> Exercise requirements
Give the listing again character for character, but drop the images.

> Collected data
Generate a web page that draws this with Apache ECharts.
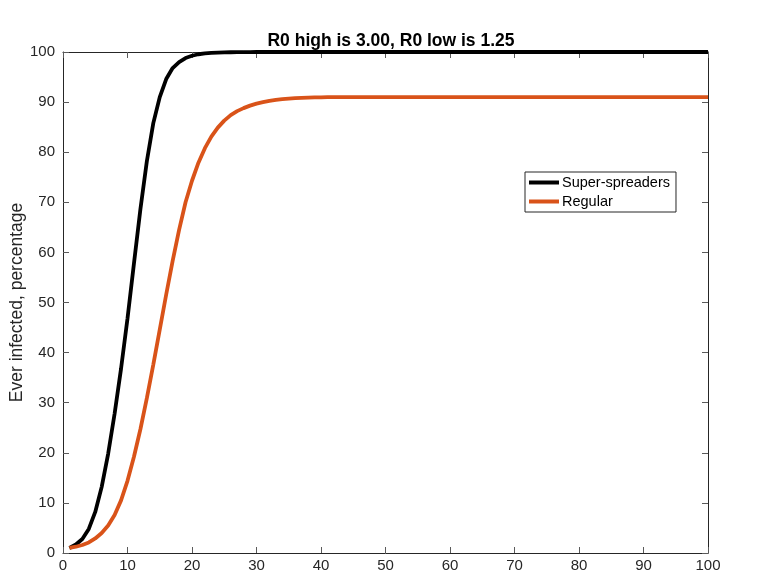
<!DOCTYPE html>
<html>
<head>
<meta charset="utf-8">
<script src="https://cdn.jsdelivr.net/npm/echarts@6/dist/echarts.min.js"></script>
<style>
  html, body { margin: 0; padding: 0; background: #fff; }
  #chart { width: 780px; height: 584px; }
</style>
</head>
<body>
<div id="chart"></div>
<script>
// Day index of the simulation (1..100)
const days = Array.from({ length: 100 }, (_, i) => i + 1);

// Cumulative share ever infected (%), super-spreader scenario
const superSpreaders = [
  1.0, 1.7, 2.8, 4.8, 8.2, 13.2, 19.8, 27.8, 36.8, 46.8,
  57.8, 68.6, 78.2, 85.8, 91.0, 94.6, 96.8, 98.0, 98.8, 99.25,
  99.55, 99.72, 99.82, 99.88, 99.92, 99.95, 99.97, 99.98, 99.99, 100,
  100, 100, 100, 100, 100, 100, 100, 100, 100, 100,
  100, 100, 100, 100, 100, 100, 100, 100, 100, 100,
  100, 100, 100, 100, 100, 100, 100, 100, 100, 100,
  100, 100, 100, 100, 100, 100, 100, 100, 100, 100,
  100, 100, 100, 100, 100, 100, 100, 100, 100, 100,
  100, 100, 100, 100, 100, 100, 100, 100, 100, 100,
  100, 100, 100, 100, 100, 100, 100, 100, 100, 100
];

// Cumulative share ever infected (%), regular scenario
const regular = [
  1.0, 1.25, 1.6, 2.1, 2.9, 4.0, 5.5, 7.6, 10.5, 14.4,
  19.2, 24.7, 30.9, 37.6, 44.6, 51.6, 58.3, 64.5, 70.0, 74.3,
  77.9, 80.8, 83.1, 84.9, 86.3, 87.4, 88.2, 88.8, 89.3, 89.7,
  90.0, 90.25, 90.45, 90.6, 90.7, 90.8, 90.85, 90.9, 90.93, 90.96,
  90.98, 91.0, 91.0, 91.0, 91.0, 91.0, 91.0, 91.0, 91.0, 91.0,
  91.0, 91.0, 91.0, 91.0, 91.0, 91.0, 91.0, 91.0, 91.0, 91.0,
  91.0, 91.0, 91.0, 91.0, 91.0, 91.0, 91.0, 91.0, 91.0, 91.0,
  91.0, 91.0, 91.0, 91.0, 91.0, 91.0, 91.0, 91.0, 91.0, 91.0,
  91.0, 91.0, 91.0, 91.0, 91.0, 91.0, 91.0, 91.0, 91.0, 91.0,
  91.0, 91.0, 91.0, 91.0, 91.0, 91.0, 91.0, 91.0, 91.0, 91.0
];

const seriesNames = ['Super-spreaders', 'Regular'];
const seriesColors = ['#000000', '#D95319'];
const titleText = 'R0 high is 3.00, R0 low is 1.25';
const yLabel = 'Ever infected, percentage';

const axisColor = '#262626';
const tickColor = '#5a5a5a';
const font = 'Liberation Sans, Arial, Helvetica, sans-serif';

const pairs = (ys) => days.map((d, i) => [d, ys[i]]);

// One side of the boxed frame: 0..100 in steps of 10, ticks pointing inward
function boxAxis(extra) {
  return Object.assign({
    type: 'value',
    min: 0,
    max: 100,
    interval: 10,
    splitLine: { show: false },
    axisLine: { show: true, onZero: false, lineStyle: { color: axisColor, width: 1 } },
    axisTick: { show: true, inside: true, length: 6, lineStyle: { color: tickColor, width: 1 } },
    axisLabel: { show: false }
  }, extra);
}

const tickLabel = (margin) => ({ show: true, color: axisColor, fontSize: 15, fontFamily: font, margin: margin });

const chart = echarts.init(document.getElementById('chart'), null, { renderer: 'canvas' });

chart.setOption({
  backgroundColor: '#ffffff',
  animation: false,
  title: {
    text: titleText,
    left: 386,
    textAlign: 'center',
    top: 27,
    textStyle: { fontSize: 17.5, fontWeight: 'bold', color: '#000', fontFamily: font }
  },
  grid: { left: 63, right: 72, top: 52, bottom: 31, containLabel: false, outerBoundsMode: 'none' },
  xAxis: [
    boxAxis({ position: 'bottom', axisLabel: tickLabel(5) }),
    boxAxis({ position: 'top' })
  ],
  yAxis: [
    boxAxis({
      position: 'left',
      name: yLabel,
      nameLocation: 'middle',
      nameGap: 37,
      nameMoveOverlap: false,
      nameTextStyle: { color: axisColor, fontSize: 17.5, fontFamily: font },
      axisLabel: tickLabel(8)
    }),
    boxAxis({ position: 'right' })
  ],
  legend: {
    data: seriesNames.map((n) => ({ name: n, icon: 'rect' })),
    orient: 'vertical',
    left: 525,
    top: 172,
    itemWidth: 30,
    itemHeight: 4,
    itemGap: 4,
    padding: [3, 6, 3, 4],
    borderColor: axisColor,
    borderWidth: 1,
    backgroundColor: '#fff',
    textStyle: { color: '#000', fontSize: 14.5, fontFamily: font, padding: [0, 0, 0, -2] }
  },
  series: [
    {
      name: seriesNames[0],
      type: 'line',
      xAxisIndex: 0,
      yAxisIndex: 0,
      data: pairs(superSpreaders),
      showSymbol: false,
      lineStyle: { color: seriesColors[0], width: 3.8 },
      itemStyle: { color: seriesColors[0] },
      z: 2
    },
    {
      name: seriesNames[1],
      type: 'line',
      xAxisIndex: 0,
      yAxisIndex: 0,
      data: pairs(regular),
      showSymbol: false,
      lineStyle: { color: seriesColors[1], width: 3.8 },
      itemStyle: { color: seriesColors[1] },
      z: 3
    }
  ]
});
</script>
</body>
</html>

> Solution
Generate a web page that draws this with Apache ECharts.
<!DOCTYPE html>
<html>
<head>
<meta charset="utf-8">
<script src="https://cdn.jsdelivr.net/npm/echarts@6/dist/echarts.min.js"></script>
<style>
  html, body { margin: 0; padding: 0; background: #fff; }
  #chart { width: 780px; height: 584px; }
</style>
</head>
<body>
<div id="chart"></div>
<script>
// Day index of the simulation (1..100)
const days = Array.from({ length: 100 }, (_, i) => i + 1);

// Cumulative share ever infected (%), super-spreader scenario
const superSpreaders = [
  1.0, 1.7, 2.8, 4.8, 8.2, 13.2, 19.8, 27.8, 36.8, 46.8,
  57.8, 68.6, 78.2, 85.8, 91.0, 94.6, 96.8, 98.0, 98.8, 99.25,
  99.55, 99.72, 99.82, 99.88, 99.92, 99.95, 99.97, 99.98, 99.99, 100,
  100, 100, 100, 100, 100, 100, 100, 100, 100, 100,
  100, 100, 100, 100, 100, 100, 100, 100, 100, 100,
  100, 100, 100, 100, 100, 100, 100, 100, 100, 100,
  100, 100, 100, 100, 100, 100, 100, 100, 100, 100,
  100, 100, 100, 100, 100, 100, 100, 100, 100, 100,
  100, 100, 100, 100, 100, 100, 100, 100, 100, 100,
  100, 100, 100, 100, 100, 100, 100, 100, 100, 100
];

// Cumulative share ever infected (%), regular scenario
const regular = [
  1.0, 1.25, 1.6, 2.1, 2.9, 4.0, 5.5, 7.6, 10.5, 14.4,
  19.2, 24.7, 30.9, 37.6, 44.6, 51.6, 58.3, 64.5, 70.0, 74.3,
  77.9, 80.8, 83.1, 84.9, 86.3, 87.4, 88.2, 88.8, 89.3, 89.7,
  90.0, 90.25, 90.45, 90.6, 90.7, 90.8, 90.85, 90.9, 90.93, 90.96,
  90.98, 91.0, 91.0, 91.0, 91.0, 91.0, 91.0, 91.0, 91.0, 91.0,
  91.0, 91.0, 91.0, 91.0, 91.0, 91.0, 91.0, 91.0, 91.0, 91.0,
  91.0, 91.0, 91.0, 91.0, 91.0, 91.0, 91.0, 91.0, 91.0, 91.0,
  91.0, 91.0, 91.0, 91.0, 91.0, 91.0, 91.0, 91.0, 91.0, 91.0,
  91.0, 91.0, 91.0, 91.0, 91.0, 91.0, 91.0, 91.0, 91.0, 91.0,
  91.0, 91.0, 91.0, 91.0, 91.0, 91.0, 91.0, 91.0, 91.0, 91.0
];

const seriesNames = ['Super-spreaders', 'Regular'];
const seriesColors = ['#000000', '#D95319'];
const titleText = 'R0 high is 3.00, R0 low is 1.25';
const yLabel = 'Ever infected, percentage';

const axisColor = '#262626';
const tickColor = '#5a5a5a';
const font = 'Liberation Sans, Arial, Helvetica, sans-serif';

const pairs = (ys) => days.map((d, i) => [d, ys[i]]);

// One side of the boxed frame: 0..100 in steps of 10, ticks pointing inward
function boxAxis(extra) {
  return Object.assign({
    type: 'value',
    min: 0,
    max: 100,
    interval: 10,
    splitLine: { show: false },
    axisLine: { show: true, onZero: false, lineStyle: { color: axisColor, width: 1 } },
    axisTick: { show: true, inside: true, length: 6, lineStyle: { color: tickColor, width: 1 } },
    axisLabel: { show: false }
  }, extra);
}

const tickLabel = (margin) => ({ show: true, color: axisColor, fontSize: 15, fontFamily: font, margin: margin });

const chart = echarts.init(document.getElementById('chart'), null, { renderer: 'canvas' });

chart.setOption({
  backgroundColor: '#ffffff',
  animation: false,
  title: {
    text: titleText,
    left: 386,
    textAlign: 'center',
    top: 27,
    textStyle: { fontSize: 17.5, fontWeight: 'bold', color: '#000', fontFamily: font }
  },
  grid: { left: 63, right: 72, top: 52, bottom: 31, containLabel: false, outerBoundsMode: 'none' },
  xAxis: [
    boxAxis({ position: 'bottom', axisLabel: tickLabel(5) }),
    boxAxis({ position: 'top' })
  ],
  yAxis: [
    boxAxis({
      position: 'left',
      name: yLabel,
      nameLocation: 'middle',
      nameGap: 37,
      nameMoveOverlap: false,
      nameTextStyle: { color: axisColor, fontSize: 17.5, fontFamily: font },
      axisLabel: tickLabel(8)
    }),
    boxAxis({ position: 'right' })
  ],
  legend: {
    data: seriesNames.map((n) => ({ name: n, icon: 'rect' })),
    orient: 'vertical',
    left: 525,
    top: 172,
    itemWidth: 30,
    itemHeight: 4,
    itemGap: 4,
    padding: [3, 6, 3, 4],
    borderColor: axisColor,
    borderWidth: 1,
    backgroundColor: '#fff',
    textStyle: { color: '#000', fontSize: 14.5, fontFamily: font, padding: [0, 0, 0, -2] }
  },
  series: [
    {
      name: seriesNames[0],
      type: 'line',
      xAxisIndex: 0,
      yAxisIndex: 0,
      data: pairs(superSpreaders),
      showSymbol: false,
      lineStyle: { color: seriesColors[0], width: 3.8 },
      itemStyle: { color: seriesColors[0] },
      z: 2
    },
    {
      name: seriesNames[1],
      type: 'line',
      xAxisIndex: 0,
      yAxisIndex: 0,
      data: pairs(regular),
      showSymbol: false,
      lineStyle: { color: seriesColors[1], width: 3.8 },
      itemStyle: { color: seriesColors[1] },
      z: 3
    }
  ]
});
</script>
</body>
</html>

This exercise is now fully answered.